AI Evaluation Scientist

steampunk•McLean, VA

15h•$105,000 - $145,000

About The Position

We are looking for an AI Evaluation Scientist to design and execute evaluation processes that ensure our predictive and generative AI systems are accurate, reliable, safe, and aligned with mission requirements. This role is essential for establishing trust in AI solutions and supporting continuous improvement across the AI lifecycle. The AI Evaluation Scientist will work closely with engineers, data scientists, governance analysts, and product teams to develop evaluation metrics, build test harnesses, analyze model behavior, and support responsible deployment.
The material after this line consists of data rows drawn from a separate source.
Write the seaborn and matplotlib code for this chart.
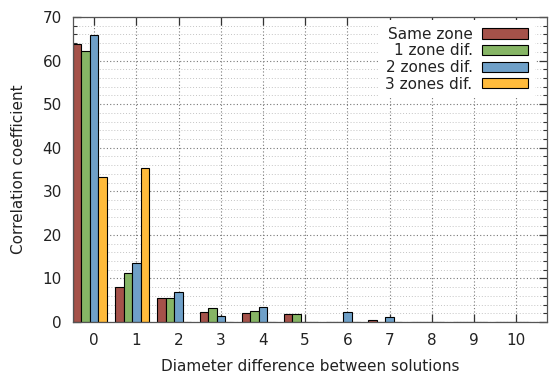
import numpy as np
import pandas as pd
import matplotlib
matplotlib.use("Agg")
import matplotlib.pyplot as plt
import seaborn as sns
from matplotlib.ticker import MultipleLocator

categories = [str(i) for i in range(11)]
series_names = ["Same zone", "1 zone dif.", "2 zones dif.", "3 zones dif."]
same_zone = [63.9, 8.1, 5.4, 2.2, 2.0, 1.8, 0.05, 0.45, 0, 0, 0]
one_zone = [62.1, 11.2, 5.4, 3.1, 2.5, 1.8, 0.1, 0, 0, 0, 0]
two_zones = [65.9, 13.6, 6.8, 1.3, 3.4, 0, 2.4, 1.15, 0, 0, 0]
three_zones = [33.3, 35.3, 0, 0, 0, 0, 0, 0, 0, 0, 0]
colors = ["#A5524A", "#86B565", "#6FA0C8", "#FFBB3C"]

rows = []
for name, vals in zip(series_names, [same_zone, one_zone, two_zones, three_zones]):
    for c, v in zip(categories, vals):
        rows.append({"cat": c, "series": name, "value": v})
df = pd.DataFrame(rows)

sns.set_style("white")
plt.rcParams["font.family"] = ["DejaVu Sans"]
plt.rcParams["font.size"] = 11

fig = plt.figure(figsize=(5.53, 3.75), dpi=100)
ax = fig.add_axes([73 / 553, 53 / 375, 474 / 553, 305 / 375])

sns.barplot(data=df, x="cat", y="value", hue="series", order=categories,
            hue_order=series_names, palette=colors, saturation=1,
            edgecolor="black", linewidth=0.8, width=0.8, ax=ax, errorbar=None)

ax.set_ylim(0, 70)
ax.set_xlim(-0.4, 10.83)
ax.set_xticks(np.arange(11) + 0.1)
ax.set_xticklabels(categories)
ax.yaxis.set_major_locator(MultipleLocator(10))
ax.yaxis.set_minor_locator(MultipleLocator(2))

ax.set_axisbelow(True)
ax.grid(True, which="major", axis="both", color="#777777", linestyle=(0, (1, 2)), linewidth=0.8)
ax.grid(True, which="minor", axis="y", color="#c4c4c4", linestyle=(0, (1, 2)), linewidth=0.7)

for s in ax.spines.values():
    s.set_color("#555555")
    s.set_linewidth(0.9)
    s.set_visible(True)

ax.tick_params(axis="both", which="major", direction="in", length=6, width=0.9,
               color="#333333", top=True, right=True, bottom=True, left=True,
               labelcolor="#222222", labelsize=11, pad=8)
ax.tick_params(axis="y", which="minor", direction="in", length=3, width=0.8,
               color="#333333", left=True, right=True)
ax.tick_params(axis="x", which="minor", bottom=False, top=False)

ax.set_xlabel("Diameter difference between solutions", fontsize=11, color="#222222", labelpad=8)
ax.set_ylabel("Correlation coefficient", fontsize=11, color="#222222", labelpad=12)

handles, labels = ax.get_legend_handles_labels()
leg = ax.legend(handles, labels, loc="upper right", bbox_to_anchor=(0.975, 0.99),
                borderaxespad=0, frameon=True, fancybox=False, facecolor="white",
                edgecolor="none", framealpha=1, markerfirst=False,
                handlelength=3.0, handleheight=0.65, handletextpad=0.65,
                labelspacing=0.1, borderpad=0.45, fontsize=11)
for t in leg.get_texts():
    t.set_color("#222222")

fig.savefig("out.png", dpi=100)
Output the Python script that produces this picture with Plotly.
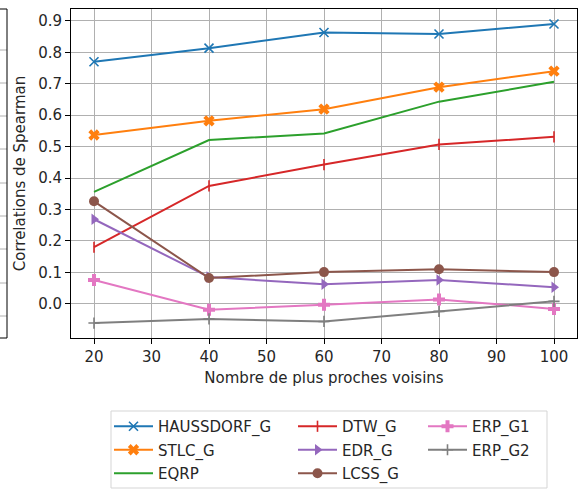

You will contribute to the growth of our AI & Data Exploitation Practice!

Requirements

Ability to hold a position of public trust with the U.S. government.
Bachelor’s degree in Computer Science, Statistics, Machine Learning, Cognitive Science, Human-Computer Interaction, Data Science, or a related field and 5+ years of experience; OR Master’s degree in Computer Science, Statistics, Machine Learning, Cognitive Science, Human-Computer Interaction, Data Science, or a related field and 3+ years of experience.
2+ years of experience evaluating machine learning models, NLP systems, or generative AI models (LLMs preferred).
Familiarity with evaluation metrics, statistical testing, dataset creation, and experimental design for AI systems.
Proficiency in Python and relevant libraries such as PyTorch, Hugging Face, scikit-learn, LangChain
Proficiency in AI evaluation frameworks such as Ragas
Experience analyzing structured and unstructured data, including text, documents, and embeddings.
Understanding of LLM behavior, prompt evaluation, retrieval pipelines, or RAG architectures.
Exposure to responsible AI concepts and governance-aligned evaluation criteria (e.g., fairness, transparency, reliability).
Strong analytical skills with the ability to interpret model weaknesses, extract insights, and recommend actionable improvements.
Excellent written and verbal communication skills, with the ability to present evaluation findings clearly to technical and non-technical stakeholders.

Nice To Haves

Experience working in agile or iterative development environments is a plus.
Familiarity with OWASP LLM Top 10 Risks
Relevant certifications (helpful but not required): NIST AI RMF (AISIC) INFORMS CAP AWS/Azure/Google ML Certifications

Responsibilities

Implement evaluation frameworks for AI models, including accuracy, robustness, relevance, bias, hallucination rate, and safety metrics.
Build and maintain automated evaluation scripts, tests, and pipelines that assess AI model outputs and detect performance drift over time.
Develop benchmark datasets, challenge sets, and scenario-based test cases tailored to mission and user needs.
Perform structured error analysis and behavioral audits of LLMs, retrieval-augmented generation (RAG) systems, and predictive models, documenting findings and improvement recommendations.
Collaborate with AI Developers, LLMOps Engineers, and Data Scientists to support iterative experimentation, model hardening, and quality improvements.
Contribute to the design of human-in-the-loop evaluation workflows, integrating qualitative and quantitative insight into evaluation reports.
Assist in mapping evaluation outcomes to responsible AI principles such as fairness, transparency, reliability, and safety.
Partner with AI Governance Analysts to ensure evaluation outputs support compliance, documentation, and risk assessments.
Stay current with emerging evaluation tools, frameworks, metrics, and research related to LLM assessment and generative AI reliability.
Document evaluation processes, criteria, and results for both technical and non-technical audiences.